The love of all things English begins at a young age in non-English-speaking countries, promoted by pop culture, Hollywood movies, fast-food brands, sports events and TV shows.
Later, with English skills and international education qualifications from high school, the path is laid to prestigious international universities in the English-speaking world and employment opportunities at home and abroad.
But those opportunities aren't distributed equally across socioeconomic groups. Global education in English is largely reserved for middle-class students.
This is creating a divide between those inside the global English proficiency ecosystem and those relegated to parts of the education system where such opportunities don't exist.
[...] It's unfortunate so many schools view an English-speaking model as the gold standard and overlook their own local or regional wisdoms. We need to remember that encouraging young people to join a privileged English-speaking élite educated in foreign universities is only one of many possible educational options.
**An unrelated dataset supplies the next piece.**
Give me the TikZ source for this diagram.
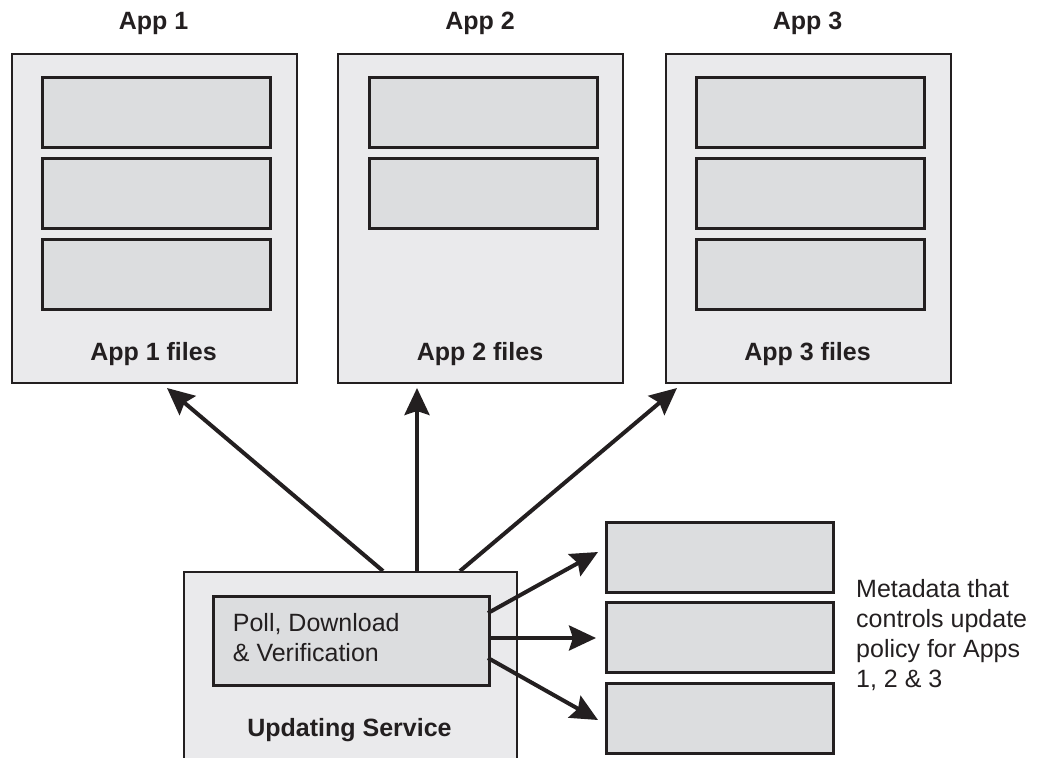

(Score: 2) by looorg on Tuesday August 11 2020, @01:58PM (2 children)
You might as well just say Ni Hao. You are more likely to find a person that understands that greeting, albeit somewhat depending on where in the world you are. Esperanto is just one gigantic failure of a language.
(Score: 2) by hendrikboom on Wednesday August 12 2020, @01:42AM (1 child)
One thing it got wrong was genders. Yes, it has masculine and feminine. You get the feminine from the masculine bu adding a suffix. To get the common-gender word, you add a prefix. This establishes masculine as the unmarked gender. As a result, speakers tend to use the masculine word in common-gender situations. So if you're talking about ducks, you tend not to bother putting the common-gender prefix on, and you end up using the masculine form even when the ducks are female.
(Score: 2) by hendrikboom on Wednesday August 12 2020, @01:43AM
Should have said I was talking about Espreanto.